• Niela Maryam Hampton

Budgeting During Times of Crisis: Part 2

Track your income and examine your debt to income ratio.

Last week we went over how to track your mandatory monthly expenses, including some great ways to keep it all organized. This week we'll cover how to track your income and assess your debt to income ratio.


Step 1: Review your income statements and pay stubs.

Find a safe space to keep track of your monthly income records. You can use a designated planner, a journal, budgeting apps like Mint or Mobills, or a budgeting spreadsheet to keep your records readily available. 


If you receive payments through checks or direct deposit:

  • You can also track your income using your pay stubs and checking account deposit records from your bank or credit union.

If you are self-employed:

  • You can also use a tax calculator to help you get the approximate amount you will owe back at the end of the year for Federal, State and Local taxes.

If you are employed and have an online portal for your job:

  • Most companies have online records of your payroll history which you can access anytime to review your statements.
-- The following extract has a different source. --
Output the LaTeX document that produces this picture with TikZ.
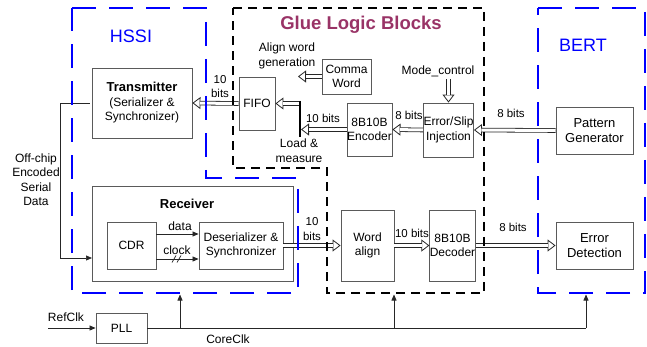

Log into the online portal for your place of work to see how much you’re earning monthly. 

  • If you're unsure of how to access these records, ask your Lead Employer or Payroll Department for help.

Step 2: Assess your immediate monthly debt to income ratio.

Now that you've tracked your income and expenses, take the average numbers and divide them to determine your debt to income ratio or percentage.

For example, if your average expenses are 2,000.00 a month, and you earn around 6,000.00 a month, you will divide 2,000.00 by 6,000.00 to equal 33%.

Tip: A sweet spot for the debt to income ratio is 28%. 

Step 3: Assess what's next by answering the following questions.

What's my current debt to income percentage?

What do I want it to be in order to feel secure?

What needs to happen to get me there?